I talked to my daughter about moving.  After all, she has a stake here also.  She loves the Squeeze, but the Kid…  Her feelings are much of a muchness to mine.  She watches this kid's every movement near the fridge – because we hide anything of ours that has to be touched by hands.  The idea of him peeling slices of cheese from our pack after holding his penis in the toilet is seriously nauseating…

And she agreed.  The kid is a manipulator who knows no matter what, daddy will back him up and throw me to the lions.

So it was decided.  At the end of the lease, we are out of here – along with 99.9% of the house that is mine.  And the little toad and his idiot father can rent a rat hole somewhere and share peniwhacker cheese until the cows come home!

Thursday, August 8, 2013

I'm going to wash that man right out of my hair...

No. I haven't spent an afternoon watching South Pacific; although I did finish Glee!

The Kid came back from another music camp today and I had already set the stage to have 'the discussion'. 

I figured having the mild sting of Ajax under his nails may serve as a warming up process. 

As you can see (pick below), greeting him at the door was a bucket of pineoclean water. Cloth. More cloth. Spray cleaner. Box of tissues and garbage bag. 

In fact the discussion went pretty good I thought. I gave it a sit down family feel and in truth, I thought he responded pretty well - even when I asked him straight out if this was a deliberate slight to me and my evil bitch hygienic ways! 

Of course there is the truth that he couldn't tell me why he wouldn't do that at his mother's....


Saturday, August 3, 2013

Who Needs Tissues?

I’ve had a rough time of late.  I have shunts in my head and when one goes – they go.  So I’ve been in and out of hospital and home to recuperate – which means I actually can’t do a lot of cleaning up because I just don’t have it in me.
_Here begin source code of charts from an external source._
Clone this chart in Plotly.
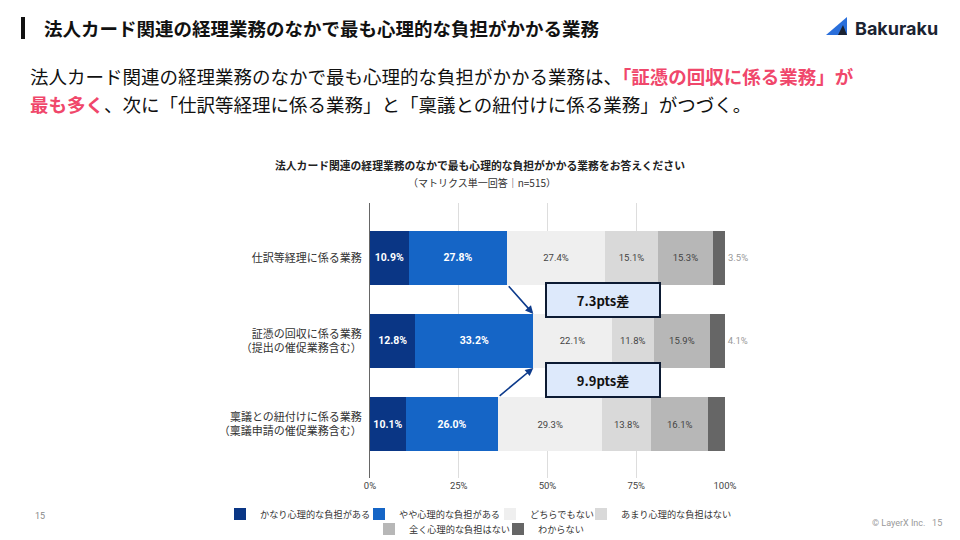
import plotly.graph_objects as go

categories = ["仕訳等経理に係る業務", "証憑の回収に係る業務<br>（提出の催促業務含む）", "稟議との紐付けに係る業務<br>（稟議申請の催促業務含む）"]
series_names = ["かなり心理的な負担がある", "やや心理的な負担がある", "どちらでもない", "あまり心理的な負担はない", "全く心理的な負担はない", "わからない"]
v_very = [10.9, 12.8, 10.1]
v_some = [27.8, 33.2, 26.0]
v_neutral = [27.4, 22.1, 29.3]
v_little = [15.1, 11.8, 13.8]
v_none = [15.3, 15.9, 16.1]
v_unknown = [3.5, 4.1, 4.7]
x_ticks = [0, 25, 50, 75, 100]
x_ticklabels = ["0%", "25%", "50%", "75%", "100%"]

series_values = [v_very, v_some, v_neutral, v_little, v_none, v_unknown]
colors = ["#0a3685", "#1565c6", "#efefef", "#d9d9d9", "#b7b7b7", "#666666"]
text_colors = ["#ffffff", "#ffffff", "#444444", "#444444", "#444444", "#999999"]
bold = [True, True, False, False, False, False]
# legend symbol centre positions (px) for each series entry
legend_pos = [(241, 514), (380, 514), (511, 514), (602, 514), (390, 529), (519, 529)]

FONT = "Noto Sans CJK JP"
NUMFONT = "Roboto"
BAR_W = 0.65

W, H = 960, 540
ML, MR, MT, MB = 370, 235, 203, 62
pw, ph = W - ML - MR, H - MT - MB

def px2x(x):
    return (x - ML) / pw

def px2y(y):
    return 1 - (y - MT) / ph

fig = go.Figure()
for i, (name, vals) in enumerate(zip(series_names, series_values)):
    fig.add_trace(go.Bar(
        y=categories, x=vals, name=name, orientation="h",
        marker=dict(color=colors[i], line=dict(width=0)),
        width=BAR_W,
        text=[f"{v:.1f}%" for v in vals],
        textposition="outside" if i == 5 else "inside",
        insidetextanchor="middle",
        textangle=0,
        constraintext="none",
        textfont=dict(color=text_colors[i], size=10.5 if bold[i] else 9.5,
                      family=NUMFONT, weight="bold" if bold[i] else "normal"),
        cliponaxis=False,
        legend="legend" if i == 0 else f"legend{i + 1}",
        hoverinfo="skip",
    ))

# arrows & difference boxes
top_sum = [a + b for a, b in zip(v_very, v_some)]
half = BAR_W / 2
ann = []
ann.append(dict(x=top_sum[1], y=1 - half, ax=top_sum[0], ay=0 + half,
                xref="x", yref="y", axref="x", ayref="y", text="",
                showarrow=True, arrowhead=2, arrowsize=1, arrowwidth=1.6, arrowcolor="#0d3b8c"))
ann.append(dict(x=top_sum[1], y=1 + half, ax=top_sum[2], ay=2 - half,
                xref="x", yref="y", axref="x", ayref="y", text="",
                showarrow=True, arrowhead=2, arrowsize=1, arrowwidth=1.6, arrowcolor="#0d3b8c"))
diffs = [top_sum[1] - top_sum[0], top_sum[1] - top_sum[2]]
for d, yy in zip(diffs, [0.51, 1.47]):
    ann.append(dict(x=65.6, y=yy, xref="x", yref="y", showarrow=False,
                    text=f"<b>{d:.1f}pts差</b>", width=110, height=30,
                    bgcolor="#dde9fb", bordercolor="#0d1b33", borderwidth=2,
                    font=dict(family=FONT, size=13, color="#111111")))

RED = "#f0476b"
px_ann = [
    dict(x=42, y=28, xanchor="left",
         text="<b>法人カード関連の経理業務のなかで最も心理的な負担がかかる業務</b>",
         font=dict(family=FONT, size=18.5, color="#111111")),
    dict(x=853, y=28, xanchor="left", text="<b>Bakuraku</b>",
         font=dict(family="Inter", size=18, color="#1b2332")),
    dict(x=28, y=76, xanchor="left",
         text="法人カード関連の経理業務のなかで最も心理的な負担がかかる業務は、"
              f"<span style='color:{RED}'><b>「証憑の回収に係る業務」が</b></span>",
         font=dict(family=FONT, size=18.5, color="#111111")),
    dict(x=28, y=104, xanchor="left",
         text=f"<span style='color:{RED}'><b>最も多く</b></span>"
              "、次に「仕訳等経理に係る業務」と「稟議との紐付けに係る業務」がつづく。",
         font=dict(family=FONT, size=18.5, color="#111111")),
    dict(x=480, y=165, xanchor="center",
         text="<b>法人カード関連の経理業務のなかで最も心理的な負担がかかる業務をお答えください</b>",
         font=dict(family=FONT, size=10.8, color="#222222")),
    dict(x=482, y=182, xanchor="center", text="（マトリクス単一回答｜n=515）",
         font=dict(family=FONT, size=10, color="#333333")),
    dict(x=40, y=516, xanchor="center", text="15",
         font=dict(family=NUMFONT, size=9, color="#888888")),
    dict(x=944, y=523, xanchor="right", text="© LayerX Inc.   15",
         font=dict(family=NUMFONT, size=9, color="#999999")),
]
for a in px_ann:
    a.update(x=px2x(a["x"]), y=px2y(a["y"]), xref="paper", yref="paper",
             showarrow=False, yanchor="middle")
    ann.append(a)

shapes = [
    dict(type="rect", xref="paper", yref="paper", x0=px2x(21), x1=px2x(25),
         y0=px2y(39), y1=px2y(17), fillcolor="#111111", line=dict(width=0)),
    dict(type="path", xref="paper", yref="paper",
         path=f"M {px2x(826)} {px2y(35)} L {px2x(847)} {px2y(17)} L {px2x(847)} {px2y(35)} Z",
         fillcolor="#2a6fdb", line=dict(width=0)),
    dict(type="path", xref="paper", yref="paper",
         path=f"M {px2x(838)} {px2y(35)} L {px2x(843)} {px2y(25)} L {px2x(847)} {px2y(35)} Z",
         fillcolor="#1b2332", line=dict(width=0)),
]

legends = {}
for i, (lx, ly) in enumerate(legend_pos):
    key = "legend" if i == 0 else f"legend{i + 1}"
    legends[key] = dict(orientation="h", xref="container", yref="container",
                        x=(lx - 21) / W, y=1 - ly / H, xanchor="left", yanchor="middle",
                        bgcolor="rgba(0,0,0,0)", borderwidth=0,
                        font=dict(family=FONT, size=9.2, color="#333333"))

fig.update_layout(
    width=W, height=H, margin=dict(l=ML, r=MR, t=MT, b=MB, autoexpand=False),
    paper_bgcolor="white", plot_bgcolor="white",
    barmode="stack", bargap=0.35,
    font=dict(family=FONT, size=10, color="#333333"),
    annotations=ann, shapes=shapes,
    xaxis=dict(range=[0, 100], tickvals=x_ticks, ticktext=x_ticklabels,
               showgrid=True, gridcolor="#dddddd", gridwidth=1, zeroline=False,
               showline=False, ticks="", tickfont=dict(family=NUMFONT, size=9.5, color="#444444")),
    yaxis=dict(type="category", categoryorder="array", categoryarray=categories,
               range=[2.65, -0.66], showline=True, linecolor="#666666", linewidth=1,
               ticks="", ticklabelstandoff=5,
               tickfont=dict(family=FONT, size=11, color="#333333")),
    showlegend=True,
    **legends,
)

fig.write_html("out.html")
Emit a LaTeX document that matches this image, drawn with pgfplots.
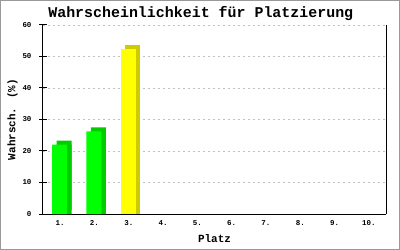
\documentclass[border=0pt]{standalone}
\usepackage{pgfplots}
\pgfplotsset{compat=1.18}
\usepackage{pgfplotstable}
\usepackage{fontspec}
\setmainfont{Liberation Mono}
\definecolor{gfront}{HTML}{00FF00}
\definecolor{gside}{HTML}{00CC00}
\definecolor{yfront}{HTML}{FFFF00}
\definecolor{yside}{HTML}{CCCC00}
\definecolor{frame}{HTML}{999999}
\definecolor{gridc}{HTML}{C0C0C0}
\pgfplotstableread{
x y
1 22.0
2 26.2
}\greendata
\pgfplotstableread{
x y
3 52.3
}\yellowdata
\begin{document}
\begin{tikzpicture}
\useasboundingbox (0,0) rectangle (400bp,250bp);
\draw[color=frame, line width=1bp] (0.5bp,0.5bp) rectangle (399.5bp,249.5bp);
\begin{axis}[
  at={(43bp,36bp)}, anchor=south west,
  scale only axis, width=343bp, height=189bp,
  xmin=0.5, xmax=10.5, ymin=0, ymax=60,
  xtick={1,...,10},
  xticklabels={1.,2.,3.,4.,5.,6.,7.,8.,9.,10.},
  ytick={0,10,...,60},
  axis x line*=bottom, axis y line*=left,
  axis line style={black, line width=1bp},
  ymajorgrids,
  grid style={color=gridc, dash pattern=on 2bp off 3bp, line width=0.8bp},
  tick align=center,
  y tick style={black, line width=1bp},
  x tick style={draw=none},
  major tick length=8bp,
  /pgf/number format/assume math mode=true,
  tick label style={font=\fontsize{7.5}{8}\selectfont\bfseries},
  xticklabel style={yshift=1bp},
  yticklabel style={xshift=-4bp},
  title={Wahrscheinlichkeit für Platzierung},
  title style={font=\fontsize{15}{16}\selectfont\bfseries, at={(0.46,1)}, anchor=base, yshift=2bp},
  xlabel={Platz},
  ylabel={Wahrsch. (\%)},
  label style={font=\fontsize{11}{12}\selectfont\bfseries},
  xlabel style={yshift=-2bp},
  ylabel style={yshift=-2bp},
  clip=false,
]
\addplot[ybar, bar width=15bp, bar shift=4bp, fill=gside, draw=none] table {\greendata};
\addplot[ybar, bar width=15bp, bar shift=4bp, yshift=4bp, fill=gside, draw=none] table {\greendata};
\addplot[ybar, bar width=15bp, bar shift=-0.5bp, fill=gfront, draw=none] table {\greendata};
\addplot[ybar, bar width=15bp, bar shift=4bp, fill=yside, draw=none] table {\yellowdata};
\addplot[ybar, bar width=15bp, bar shift=4bp, yshift=4bp, fill=yside, draw=none] table {\yellowdata};
\addplot[ybar, bar width=15bp, bar shift=-0.5bp, fill=yfront, draw=none] table {\yellowdata};
\draw[black, line width=1bp] (rel axis cs:1,0) -- (rel axis cs:1,1);
\end{axis}
\end{tikzpicture}
\end{document}
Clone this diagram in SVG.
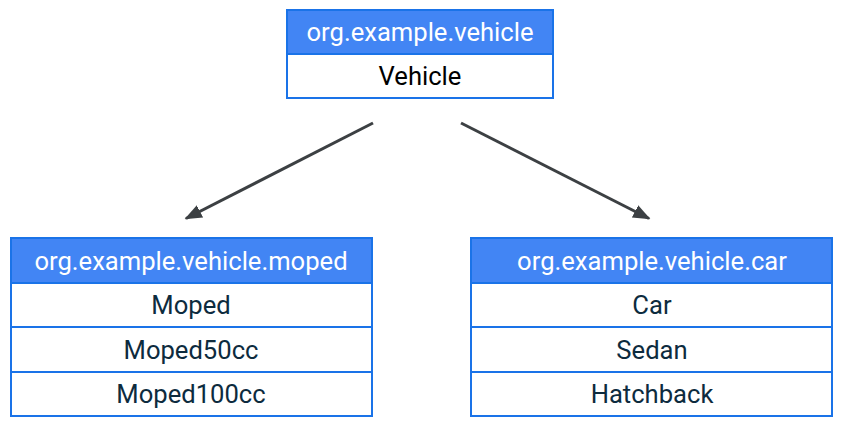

Yesterday, finally, I started to feel better.  My sister came up for the night and my Aunty came for dinner so we cooked and drank champagne before slinking off to bed at a reasonable hour. 

This morning, when my sister left, I went up to the spare room to change the bedding.

Imagine my surprise when while putting doona’s and pillows away, I see snot wiped on the wall and on the window sill above the bed.  WTF?  I’ve just been around and counted.  There are 4 boxes of tissues strategically positioned around this house.  That isn’t even counting the 3 loos all with a large basket of paper – one basically 2 minutes from his room…

But no.  Let’s just pick our fricking nose and wipe it on the wall.

Who the hell lives like this? Really?